Data provided =>

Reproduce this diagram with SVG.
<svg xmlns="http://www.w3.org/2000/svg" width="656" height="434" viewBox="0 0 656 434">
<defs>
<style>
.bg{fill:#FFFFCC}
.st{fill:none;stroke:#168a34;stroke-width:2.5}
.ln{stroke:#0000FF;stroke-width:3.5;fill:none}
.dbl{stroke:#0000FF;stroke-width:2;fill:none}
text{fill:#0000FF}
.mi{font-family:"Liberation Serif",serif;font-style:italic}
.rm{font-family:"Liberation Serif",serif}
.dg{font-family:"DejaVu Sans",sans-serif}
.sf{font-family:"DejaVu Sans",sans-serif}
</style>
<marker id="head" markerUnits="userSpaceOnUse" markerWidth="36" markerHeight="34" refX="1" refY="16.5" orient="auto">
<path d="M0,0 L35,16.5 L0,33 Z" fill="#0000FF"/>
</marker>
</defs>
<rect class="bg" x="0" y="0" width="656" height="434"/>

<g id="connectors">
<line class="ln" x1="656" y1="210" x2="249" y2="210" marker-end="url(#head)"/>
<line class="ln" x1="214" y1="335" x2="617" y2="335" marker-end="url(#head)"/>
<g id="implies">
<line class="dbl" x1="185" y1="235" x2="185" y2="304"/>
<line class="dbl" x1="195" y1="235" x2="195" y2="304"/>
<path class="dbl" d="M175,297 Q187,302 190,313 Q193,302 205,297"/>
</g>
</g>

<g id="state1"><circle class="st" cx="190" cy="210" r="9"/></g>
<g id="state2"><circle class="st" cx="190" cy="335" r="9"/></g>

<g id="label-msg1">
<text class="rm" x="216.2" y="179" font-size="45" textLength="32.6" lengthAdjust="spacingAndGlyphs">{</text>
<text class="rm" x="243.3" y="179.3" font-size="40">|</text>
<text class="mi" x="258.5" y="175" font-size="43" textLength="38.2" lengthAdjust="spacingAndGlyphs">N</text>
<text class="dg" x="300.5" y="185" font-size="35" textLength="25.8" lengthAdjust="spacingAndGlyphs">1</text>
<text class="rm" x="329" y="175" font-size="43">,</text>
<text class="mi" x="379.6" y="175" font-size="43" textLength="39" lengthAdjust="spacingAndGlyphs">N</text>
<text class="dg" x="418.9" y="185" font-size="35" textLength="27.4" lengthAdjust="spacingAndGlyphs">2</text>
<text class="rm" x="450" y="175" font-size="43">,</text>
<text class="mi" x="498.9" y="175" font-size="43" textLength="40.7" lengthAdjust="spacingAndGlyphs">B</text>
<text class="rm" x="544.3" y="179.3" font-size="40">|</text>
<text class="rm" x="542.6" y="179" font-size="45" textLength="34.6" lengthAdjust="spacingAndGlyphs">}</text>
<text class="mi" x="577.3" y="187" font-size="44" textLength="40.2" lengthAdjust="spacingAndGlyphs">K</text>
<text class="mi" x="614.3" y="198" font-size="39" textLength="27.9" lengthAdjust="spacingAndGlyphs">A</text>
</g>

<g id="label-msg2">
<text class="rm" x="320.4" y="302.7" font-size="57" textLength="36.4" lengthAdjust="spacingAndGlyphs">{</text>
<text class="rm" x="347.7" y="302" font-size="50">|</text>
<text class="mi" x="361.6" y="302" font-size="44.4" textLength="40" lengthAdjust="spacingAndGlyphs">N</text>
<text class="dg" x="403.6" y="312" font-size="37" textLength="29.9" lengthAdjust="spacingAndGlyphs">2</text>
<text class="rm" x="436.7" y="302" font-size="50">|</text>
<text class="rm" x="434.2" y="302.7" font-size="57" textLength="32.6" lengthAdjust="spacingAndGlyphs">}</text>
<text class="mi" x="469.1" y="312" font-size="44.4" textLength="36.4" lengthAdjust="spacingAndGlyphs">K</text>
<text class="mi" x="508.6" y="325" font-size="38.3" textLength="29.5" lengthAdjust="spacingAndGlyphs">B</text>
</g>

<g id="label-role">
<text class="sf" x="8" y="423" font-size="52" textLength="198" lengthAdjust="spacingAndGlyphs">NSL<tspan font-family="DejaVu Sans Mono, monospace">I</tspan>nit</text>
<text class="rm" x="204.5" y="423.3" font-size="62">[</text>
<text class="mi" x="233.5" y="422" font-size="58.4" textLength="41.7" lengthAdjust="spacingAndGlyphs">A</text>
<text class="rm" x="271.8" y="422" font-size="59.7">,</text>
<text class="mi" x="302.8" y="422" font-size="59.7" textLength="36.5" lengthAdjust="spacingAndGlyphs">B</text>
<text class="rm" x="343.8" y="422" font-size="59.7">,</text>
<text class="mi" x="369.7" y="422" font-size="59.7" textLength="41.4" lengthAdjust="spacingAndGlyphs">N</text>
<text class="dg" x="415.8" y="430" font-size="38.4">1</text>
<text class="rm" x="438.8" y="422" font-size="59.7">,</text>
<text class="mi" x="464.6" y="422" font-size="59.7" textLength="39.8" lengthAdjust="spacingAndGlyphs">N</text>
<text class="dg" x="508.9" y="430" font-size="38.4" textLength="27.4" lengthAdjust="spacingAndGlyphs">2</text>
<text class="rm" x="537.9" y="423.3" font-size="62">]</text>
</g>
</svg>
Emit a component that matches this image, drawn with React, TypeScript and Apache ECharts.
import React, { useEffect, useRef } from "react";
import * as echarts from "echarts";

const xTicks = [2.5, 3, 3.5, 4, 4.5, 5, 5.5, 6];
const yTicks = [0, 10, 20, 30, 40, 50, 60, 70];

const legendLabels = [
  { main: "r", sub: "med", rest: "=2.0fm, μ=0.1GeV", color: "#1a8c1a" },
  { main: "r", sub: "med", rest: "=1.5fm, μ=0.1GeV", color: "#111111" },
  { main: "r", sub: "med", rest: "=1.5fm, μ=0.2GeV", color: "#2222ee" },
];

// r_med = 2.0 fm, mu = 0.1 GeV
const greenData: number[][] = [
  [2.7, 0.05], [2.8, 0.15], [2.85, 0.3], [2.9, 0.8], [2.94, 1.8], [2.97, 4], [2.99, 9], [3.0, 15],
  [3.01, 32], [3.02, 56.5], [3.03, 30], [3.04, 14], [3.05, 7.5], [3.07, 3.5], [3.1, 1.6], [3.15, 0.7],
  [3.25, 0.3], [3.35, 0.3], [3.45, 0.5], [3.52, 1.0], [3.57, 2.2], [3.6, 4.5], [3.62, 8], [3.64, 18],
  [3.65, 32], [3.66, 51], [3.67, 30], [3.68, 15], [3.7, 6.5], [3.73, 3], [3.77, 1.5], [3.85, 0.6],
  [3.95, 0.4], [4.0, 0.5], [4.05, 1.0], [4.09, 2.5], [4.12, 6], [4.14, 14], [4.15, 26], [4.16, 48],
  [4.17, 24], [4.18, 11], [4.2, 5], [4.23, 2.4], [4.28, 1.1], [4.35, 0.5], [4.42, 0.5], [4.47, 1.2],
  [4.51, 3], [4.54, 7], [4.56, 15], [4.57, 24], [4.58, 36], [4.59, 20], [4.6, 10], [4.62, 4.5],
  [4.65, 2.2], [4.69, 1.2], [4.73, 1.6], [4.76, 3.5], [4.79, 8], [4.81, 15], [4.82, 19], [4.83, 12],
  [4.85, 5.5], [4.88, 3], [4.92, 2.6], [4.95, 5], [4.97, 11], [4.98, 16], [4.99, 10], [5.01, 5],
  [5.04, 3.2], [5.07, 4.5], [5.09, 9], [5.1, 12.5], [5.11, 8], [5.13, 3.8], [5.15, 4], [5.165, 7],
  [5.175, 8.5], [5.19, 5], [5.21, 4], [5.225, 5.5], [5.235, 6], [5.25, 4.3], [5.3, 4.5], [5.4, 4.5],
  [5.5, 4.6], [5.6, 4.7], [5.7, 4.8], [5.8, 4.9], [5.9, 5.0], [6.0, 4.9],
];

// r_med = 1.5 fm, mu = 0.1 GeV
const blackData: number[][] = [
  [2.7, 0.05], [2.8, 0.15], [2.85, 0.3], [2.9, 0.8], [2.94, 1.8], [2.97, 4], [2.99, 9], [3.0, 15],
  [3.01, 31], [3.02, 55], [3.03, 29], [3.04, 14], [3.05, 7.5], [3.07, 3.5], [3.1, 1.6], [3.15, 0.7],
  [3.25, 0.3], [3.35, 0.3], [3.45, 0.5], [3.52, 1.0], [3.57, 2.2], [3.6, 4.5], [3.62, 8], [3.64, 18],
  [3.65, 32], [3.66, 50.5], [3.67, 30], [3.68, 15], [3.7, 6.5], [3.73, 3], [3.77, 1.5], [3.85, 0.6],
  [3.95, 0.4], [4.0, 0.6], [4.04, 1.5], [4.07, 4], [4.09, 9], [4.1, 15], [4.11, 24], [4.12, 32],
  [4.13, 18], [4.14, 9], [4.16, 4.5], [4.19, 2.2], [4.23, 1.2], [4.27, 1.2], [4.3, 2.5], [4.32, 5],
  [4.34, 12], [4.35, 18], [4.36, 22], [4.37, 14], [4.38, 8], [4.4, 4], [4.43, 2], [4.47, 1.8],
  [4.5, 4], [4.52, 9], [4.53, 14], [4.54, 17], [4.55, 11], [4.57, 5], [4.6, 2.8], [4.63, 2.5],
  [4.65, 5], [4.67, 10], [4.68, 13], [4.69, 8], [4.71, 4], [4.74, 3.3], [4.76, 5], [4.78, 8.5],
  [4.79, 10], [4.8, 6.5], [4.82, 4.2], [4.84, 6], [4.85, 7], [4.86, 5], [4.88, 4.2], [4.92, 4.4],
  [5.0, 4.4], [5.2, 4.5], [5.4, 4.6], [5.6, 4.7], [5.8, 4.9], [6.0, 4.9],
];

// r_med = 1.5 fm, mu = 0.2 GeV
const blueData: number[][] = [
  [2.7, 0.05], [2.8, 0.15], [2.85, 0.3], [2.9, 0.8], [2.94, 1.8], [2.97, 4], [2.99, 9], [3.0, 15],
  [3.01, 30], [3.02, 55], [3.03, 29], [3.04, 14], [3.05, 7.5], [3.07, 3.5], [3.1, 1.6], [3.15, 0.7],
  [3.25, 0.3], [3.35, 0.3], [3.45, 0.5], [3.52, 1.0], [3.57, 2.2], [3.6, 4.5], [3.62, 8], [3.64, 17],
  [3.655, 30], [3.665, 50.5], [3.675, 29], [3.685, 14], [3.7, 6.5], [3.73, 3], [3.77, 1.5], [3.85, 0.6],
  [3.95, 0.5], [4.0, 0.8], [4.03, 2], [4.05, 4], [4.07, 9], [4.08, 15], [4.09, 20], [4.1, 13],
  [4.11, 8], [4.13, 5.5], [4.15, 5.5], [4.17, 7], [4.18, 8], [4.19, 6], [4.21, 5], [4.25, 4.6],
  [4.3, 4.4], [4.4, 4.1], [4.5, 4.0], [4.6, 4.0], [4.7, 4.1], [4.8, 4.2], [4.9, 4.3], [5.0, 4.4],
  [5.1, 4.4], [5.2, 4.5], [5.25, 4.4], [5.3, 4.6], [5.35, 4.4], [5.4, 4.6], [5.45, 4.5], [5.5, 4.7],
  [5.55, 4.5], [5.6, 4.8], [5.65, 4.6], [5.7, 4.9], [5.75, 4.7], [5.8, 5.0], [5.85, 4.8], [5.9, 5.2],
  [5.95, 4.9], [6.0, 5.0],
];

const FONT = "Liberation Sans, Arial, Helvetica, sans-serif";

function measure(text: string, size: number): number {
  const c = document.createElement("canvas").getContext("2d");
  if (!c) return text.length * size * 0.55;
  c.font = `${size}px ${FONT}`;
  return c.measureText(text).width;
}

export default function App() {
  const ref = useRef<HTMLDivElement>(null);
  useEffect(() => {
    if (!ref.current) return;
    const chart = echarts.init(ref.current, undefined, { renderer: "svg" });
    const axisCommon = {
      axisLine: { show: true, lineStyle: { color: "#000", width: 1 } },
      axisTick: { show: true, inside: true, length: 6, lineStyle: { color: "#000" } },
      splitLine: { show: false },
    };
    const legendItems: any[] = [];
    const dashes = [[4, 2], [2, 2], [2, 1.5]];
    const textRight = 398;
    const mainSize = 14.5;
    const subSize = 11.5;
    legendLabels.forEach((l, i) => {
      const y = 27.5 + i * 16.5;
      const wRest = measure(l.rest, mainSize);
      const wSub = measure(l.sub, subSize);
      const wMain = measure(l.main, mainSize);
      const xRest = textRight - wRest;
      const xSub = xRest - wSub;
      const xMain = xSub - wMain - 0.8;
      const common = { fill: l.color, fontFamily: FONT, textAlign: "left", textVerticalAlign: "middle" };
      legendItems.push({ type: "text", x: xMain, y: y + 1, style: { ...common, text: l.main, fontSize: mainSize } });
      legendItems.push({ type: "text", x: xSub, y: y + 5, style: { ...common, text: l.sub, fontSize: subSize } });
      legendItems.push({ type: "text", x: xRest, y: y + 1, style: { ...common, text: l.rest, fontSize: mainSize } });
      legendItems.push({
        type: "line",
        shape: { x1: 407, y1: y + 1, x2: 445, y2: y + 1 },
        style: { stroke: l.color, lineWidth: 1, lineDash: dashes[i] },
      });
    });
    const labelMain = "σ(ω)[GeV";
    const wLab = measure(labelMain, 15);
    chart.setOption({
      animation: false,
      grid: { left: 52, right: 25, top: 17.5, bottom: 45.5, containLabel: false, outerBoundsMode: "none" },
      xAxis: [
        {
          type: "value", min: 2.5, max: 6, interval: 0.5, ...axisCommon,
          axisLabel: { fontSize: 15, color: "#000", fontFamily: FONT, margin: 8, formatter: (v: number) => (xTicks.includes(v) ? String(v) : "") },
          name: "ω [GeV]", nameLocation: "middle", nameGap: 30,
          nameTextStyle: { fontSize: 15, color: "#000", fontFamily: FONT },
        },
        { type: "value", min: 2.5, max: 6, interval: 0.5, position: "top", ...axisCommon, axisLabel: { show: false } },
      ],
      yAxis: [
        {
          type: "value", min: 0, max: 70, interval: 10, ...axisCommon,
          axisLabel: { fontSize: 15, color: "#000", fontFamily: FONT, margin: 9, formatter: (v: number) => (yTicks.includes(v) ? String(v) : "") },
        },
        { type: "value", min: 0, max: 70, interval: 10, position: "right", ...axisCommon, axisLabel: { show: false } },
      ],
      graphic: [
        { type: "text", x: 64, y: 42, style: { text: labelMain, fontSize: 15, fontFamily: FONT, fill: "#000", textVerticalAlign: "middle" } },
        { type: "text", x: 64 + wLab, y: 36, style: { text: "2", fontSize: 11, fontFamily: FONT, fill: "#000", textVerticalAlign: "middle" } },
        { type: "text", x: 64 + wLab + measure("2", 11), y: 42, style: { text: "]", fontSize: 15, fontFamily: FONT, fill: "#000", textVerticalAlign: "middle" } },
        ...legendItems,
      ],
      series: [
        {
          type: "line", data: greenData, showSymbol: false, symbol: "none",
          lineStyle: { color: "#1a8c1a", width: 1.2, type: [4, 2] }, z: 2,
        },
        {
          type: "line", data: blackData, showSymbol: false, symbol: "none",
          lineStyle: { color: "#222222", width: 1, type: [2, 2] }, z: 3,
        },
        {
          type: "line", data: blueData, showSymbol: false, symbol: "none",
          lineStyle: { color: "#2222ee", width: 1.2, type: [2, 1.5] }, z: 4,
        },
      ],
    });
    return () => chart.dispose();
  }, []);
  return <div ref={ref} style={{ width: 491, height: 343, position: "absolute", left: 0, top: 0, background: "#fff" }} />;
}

Work to be completed =>
Locate all lines in the listing above with the word "React" and copy them.

The response =>
Emit a component that matches this image, drawn with React, TypeScript and Apache ECharts.
import React, { useEffect, useRef } from "react";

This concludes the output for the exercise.